Breaking news: Japanese same-sex couples seek to raise awareness through fake wedding ceremonies

With an increasing number of countries recognizing same-sex marriage, couples in Japan are going public about their relationships and holding wedding ceremonies. Although the unions lack legal standing, couples hope they will spur people to think about the different forms marriage can take.

Koyuki Higashi, 28, and Hiroko, 35, tied the knot in March at a hotel in Tokyo DisneySea in Urayasu, Chiba Prefecture.

“We were so happy to be able to wear wedding dresses together,” Higashi said.

Higashi is a former member of the Takarazuka Revue who now works as a lecturer, among other things. Hiroko, who asked to only be identified by her first name, works for an educational information technology company. The two met in 2011 and both said there was a time when they struggled with their lesbian identities and how to relate to their families.

They decided to get married to symbolize having found a partner to navigate through life with. The ceremony was reported in magazines and other media.

Same-sex couples like us are like invisible people in Japan,” Hiroko said, adding that they hoped going public and holding the ceremony “would help change circumstances that are difficult to live in.”

Kazuyuki Minami, 36, and Masafumi Yoshida, 35, both lawyers, held a wedding ceremony last year and in January opened a legal office together in Osaka.

“People close to us have been understanding, but a lot of [gay or lesbian] people are restraining themselves and feel that they can’t speak out,” they said.

“It seems only natural, but we want to tell people there is a way to be happy with the person you love.”
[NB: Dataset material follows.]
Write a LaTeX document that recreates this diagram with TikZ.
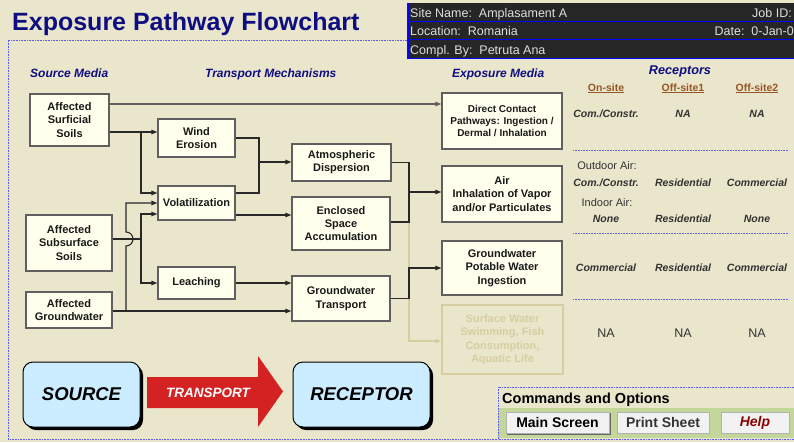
\documentclass[tikz,border=0pt]{standalone}
\usepackage{fontspec}
\setmainfont{Liberation Sans}
\usetikzlibrary{arrows.meta,calc}
\definecolor{bg}{RGB}{234,230,204}
\definecolor{navy}{RGB}{14,14,128}
\definecolor{boxfill}{RGB}{255,255,238}
\definecolor{boxline}{RGB}{95,95,95}
\definecolor{conn}{RGB}{40,40,40}
\definecolor{faint}{RGB}{214,206,160}
\definecolor{brownhd}{RGB}{150,85,35}
\definecolor{rectxt}{RGB}{50,50,50}
\definecolor{dotblue}{RGB}{90,90,255}
\definecolor{hdrdark}{RGB}{38,38,38}
\definecolor{hdrtxt}{RGB}{222,222,222}
\definecolor{lblue}{RGB}{204,236,255}
\definecolor{tred}{RGB}{212,34,34}
\definecolor{cmdgreen}{RGB}{196,215,155}
\definecolor{btnfill}{RGB}{242,242,242}
\definecolor{helpred}{RGB}{140,0,0}
\begin{document}
\begin{tikzpicture}[x=1pt,y=-1pt,
  box/.style={draw=boxline, line width=1.3pt, fill=boxfill, align=center, inner sep=0pt,
    font=\fontsize{11}{13.3}\selectfont\bfseries, text=black!90},
  fbox/.style={draw=faint, line width=1.1pt, align=center, inner sep=0pt,
    font=\fontsize{11}{13.3}\selectfont\bfseries, text=faint},
  ln/.style={draw=conn, line width=1.1pt},
  arr/.style={ln, -{Triangle[length=6pt,width=4.5pt]}},
  farr/.style={draw=faint, line width=1.1pt, -{Triangle[length=6pt,width=4.5pt]}},
  sechd/.style={text=navy, font=\fontsize{12}{14}\selectfont\bfseries\itshape, inner sep=0pt, anchor=base},
  colhd/.style={text=brownhd, font=\fontsize{10.5}{12}\selectfont\bfseries, inner sep=0pt, anchor=base},
  rec/.style={text=rectxt, font=\fontsize{10.5}{12}\selectfont\bfseries\itshape, inner sep=0pt, anchor=base},
  recl/.style={text=rectxt, font=\fontsize{11}{12}\selectfont, inner sep=0pt, anchor=base},
  hdr/.style={text=hdrtxt, font=\fontsize{12.5}{14}\selectfont, inner sep=0pt},
  dotline/.style={draw=dotblue, line width=0.8pt, dash pattern=on 0.8pt off 0.8pt},
  big/.style={draw=black, line width=1pt, fill=lblue, rounded corners=10pt},
  btn/.style={draw=gray!60, line width=0.8pt, fill=btnfill, inner sep=0pt},
]
\useasboundingbox (0,0) rectangle (794,442);
\fill[bg] (0,0) rectangle (794,442);

% frame
\draw[dotline] (407,40) -- (8,40) -- (8,439) -- (498,439);

% title
\node[text=navy, font=\fontsize{25}{28}\selectfont\bfseries, inner sep=0pt, anchor=base west] (title) at (12,30) {Exposure Pathway Flowchart};

% header
\fill[hdrdark] (407,3) rectangle (794,58);
\draw[blue, line width=1pt] (407,21) -- (794,21) (407,39.5) -- (794,39.5) (407,58) -- (794,58) (408,3) -- (408,58);
\node[hdr, anchor=base west] (h1) at (410,17) {Site Name:\ \ Amplasament A};
\node[hdr, anchor=base east] (h1r) at (792,17) {Job ID:};
\node[hdr, anchor=base west] (h2) at (410,35.5) {Location:\ \ Romania};
\node[hdr, anchor=base east] (h2r) at (794,35.5) {Date:\ \ 0-Jan-0};
\node[hdr, anchor=base west] (h3) at (410,54) {Compl. By:\ \ Petruta Ana};

% section headers
\node[sechd, anchor=base west] (s1) at (30,77) {Source Media};
\node[sechd, anchor=base west] (s2) at (205,77) {Transport Mechanisms};
\node[sechd, anchor=base west] (s3) at (452,77) {Exposure Media};
\node[sechd, font=\fontsize{12.7}{14}\selectfont\bfseries\itshape] (s4) at (680,74) {Receptors};

% receptor column headers
\node[colhd] (c1) at (606,91) {\underline{On-site}};
\node[colhd] (c2) at (683,91) {\underline{Off-site1}};
\node[colhd] (c3) at (757,91) {\underline{Off-site2}};

% receptor rows
\node[rec] (r11) at (606,117) {Com./Constr.};
\node[rec] (r12) at (683,117) {NA};
\node[rec] (r13) at (757,117) {NA};
\draw[dotline] (573,150) -- (788,150);
\node[recl] (oa) at (607,169) {Outdoor Air:};
\node[rec] (r21) at (606,186) {Com./Constr.};
\node[rec] (r22) at (683,186) {Residential};
\node[rec] (r23) at (757,186) {Commercial};
\node[recl] (ia) at (607,206) {Indoor Air:};
\node[rec] (r24) at (606,222) {None};
\node[rec] (r25) at (683,222) {Residential};
\node[rec] (r26) at (757,222) {None};
\draw[dotline] (573,233) -- (788,233);
\node[rec] (r31) at (606,271) {Commercial};
\node[rec] (r32) at (683,271) {Residential};
\node[rec] (r33) at (757,271) {Commercial};
\draw[dotline] (573,299) -- (788,299);
\node[recl, font=\fontsize{12.5}{14}\selectfont] (r41) at (606,337) {NA};
\node[recl, font=\fontsize{12.5}{14}\selectfont] (r42) at (683,337) {NA};
\node[recl, font=\fontsize{12.5}{14}\selectfont] (r43) at (757,337) {NA};

% boxes
\node[box, minimum width=79pt, minimum height=52pt] (ss) at (69.5,120) {Affected\\Surficial\\Soils};
\node[box, minimum width=86pt, minimum height=56pt] (sub) at (69,243) {Affected\\Subsurface\\Soils};
\node[box, minimum width=86pt, minimum height=36pt] (gw) at (69,310) {Affected\\Groundwater};
\node[box, minimum width=77pt, minimum height=38pt] (we) at (196.5,138) {Wind\\Erosion};
\node[box, minimum width=77pt, minimum height=34pt] (vol) at (196.5,203) {Volatilization};
\node[box, minimum width=77pt, minimum height=32pt] (lea) at (196.5,283) {Leaching};
\node[box, minimum width=99pt, minimum height=37pt] (atm) at (341.5,162.5) {Atmospheric\\Dispersion};
\node[box, minimum width=98pt, minimum height=53pt] (enc) at (341,223.5) {Enclosed\\Space\\Accumulation};
\node[box, minimum width=98pt, minimum height=45pt] (gwt) at (341,298.5) {Groundwater\\Transport};
\node[box, minimum width=120pt, minimum height=56pt, font=\fontsize{10}{12.2}\selectfont\bfseries] (dc) at (502,121) {Direct Contact\\Pathways: Ingestion /\\Dermal / Inhalation};
\node[box, minimum width=120pt, minimum height=56pt] (air) at (502,194) {Air\\Inhalation of Vapor\\and/or Particulates};
\node[box, minimum width=120pt, minimum height=54pt] (gwp) at (502,268) {Groundwater\\Potable Water\\Ingestion};
\node[fbox, minimum width=121pt, minimum height=69pt] (sw) at (502.5,339.5) {Surface Water\\Swimming, Fish\\Consumption,\\Aquatic Life};

% junction coordinates
\coordinate (ja) at (141,132);
\coordinate (jb) at (259,162);
\coordinate (jc) at (141,239);
\coordinate (jd) at (126,311);
\coordinate (je) at (409,192);
\coordinate (jg) at (409,222);

% connectors
\draw[farr] (jg) -- (409,341) -- (sw.west |- 0,341);
\draw[arr, draw=boxline, line width=1.4pt] (ss.east |- 0,104) -- (dc.west |- 0,104);
\draw[arr] (ss.east |- ja) -- (we.west |- ja);
\draw[arr] (ja) |- (vol.west |- 0,193);
\draw[ln] (we.east) -| (259,193) -- (vol.east |- 0,193);
\draw[arr] (jb) -- (atm.west |- jb);
\draw[arr] (vol.east |- 0,215) -- (enc.west |- 0,215);
\draw[ln] (sub.east |- jc) -- (jc);
\draw[arr] (jc) |- (vol.west |- 0,214);
\draw[arr] (jc) |- (lea.west);
\draw[arr] (gw.east |- jd) -- (gwt.west |- jd);
\draw[arr] (jd) -- (126,246) arc[start angle=-90, end angle=90, radius=7pt] -- (126,203) -- (vol.west |- 0,203);
\draw[arr] (lea.east) -- (gwt.west |- lea.east);
\draw[ln] (atm.east) -| (jg) -- (enc.east |- jg);
\draw[arr] (je) -- (air.west |- je);
\draw[arr] (gwt.east) -| (409,268) -- (gwp.west);

% bottom legend
\fill[black, rounded corners=10pt] (26,365) rectangle (143,430);
\node[big, minimum width=117pt, minimum height=65pt, font=\fontsize{18.5}{20}\selectfont\bfseries\itshape] (src) at (81.5,394.5) {SOURCE};
\fill[black, rounded corners=10pt] (296,365) rectangle (433,430);
\node[big, minimum width=137pt, minimum height=65pt, font=\fontsize{18.5}{20}\selectfont\bfseries\itshape] (rcp) at (361.5,394.5) {RECEPTOR};
\fill[tred] (147,377) -- (258,377) -- (258,356) -- (283,391.5) -- (258,427) -- (258,408) -- (147,408) -- cycle;
\node[text=white, font=\fontsize{13.5}{15}\selectfont\bfseries\itshape, inner sep=0pt] (tr) at (208,393) {TRANSPORT};

% commands panel
\fill[cmdgreen] (498,408) rectangle (794,438);
\draw[dotline] (794,387) -- (498,387) -- (498,439) -- (794,439);
\node[font=\fontsize{14.5}{16}\selectfont\bfseries, inner sep=0pt, anchor=base west] (cmd) at (502,403) {Commands and Options};
\draw[gray!80!black, line width=1pt] (507,434) -- (610,434) -- (610,413);
\node[btn, minimum width=103pt, minimum height=21pt, font=\fontsize{14}{16}\selectfont\bfseries] (b1) at (557.5,422.5) {Main Screen};
\node[btn, minimum width=92pt, minimum height=21pt, font=\fontsize{14}{16}\selectfont\bfseries, text=black!80] (b2) at (663,422.5) {Print Sheet};
\node[btn, minimum width=68pt, minimum height=21pt, font=\fontsize{14}{16}\selectfont\bfseries\itshape, text=helpred] (b3) at (755,422.5) {Help};
\end{tikzpicture}
\end{document}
There is a growing movement overseas to legally recognize same-sex marriage. The Netherlands in 2001 became the first nation to do so, and it has been followed by Belgium, Canada and other countries. France legalized same-sex marriage in April.

The Supreme Court of the United States ruled recently that aspects of a federal law limiting marriage to a union between a man and a woman were unconstitutional, but many U.S. states still do not recognize same-sex marriage and opposition remains strong.


Japanese law defines marriage as between a man and a woman and does not give legal recognition to same-sex unions. Awareness of the issue is low, and it is not widely discussed.

In a Dentsu Innovation Institute survey of 70,000 people aged 20 or older on being lesbian, gay, bisexual or transgender (LGBT), 5.2 percent acknowledged belonging to such categories.

In another survey of 500 LGBT people, 65 percent said they had not told anyone about this aspect of themselves.

Goldman Sachs Group Inc. gives same-sex couples who have lived together for at least one year the same rights to benefits as male-female couples.

The company in 2009 began holding employment sessions for LGBT students expected to graduate from universities in Japan and has in-house programs to increase understanding of LGBT issues.

“Just like with nationality or gender, we believe the success of the company is tied to creating an environment where all types of people can work comfortably,” said Akiko Ueda, who supports LGBT networks in her management position in Goldman’s president’s office.

Yoko Oya, a senior researcher at Dentsu Innovation Institute, said, “Society’s values are diversifying, so I hope we will begin to have a wider discussion on the rights and lifestyles of homosexuals and other sexual minorities.”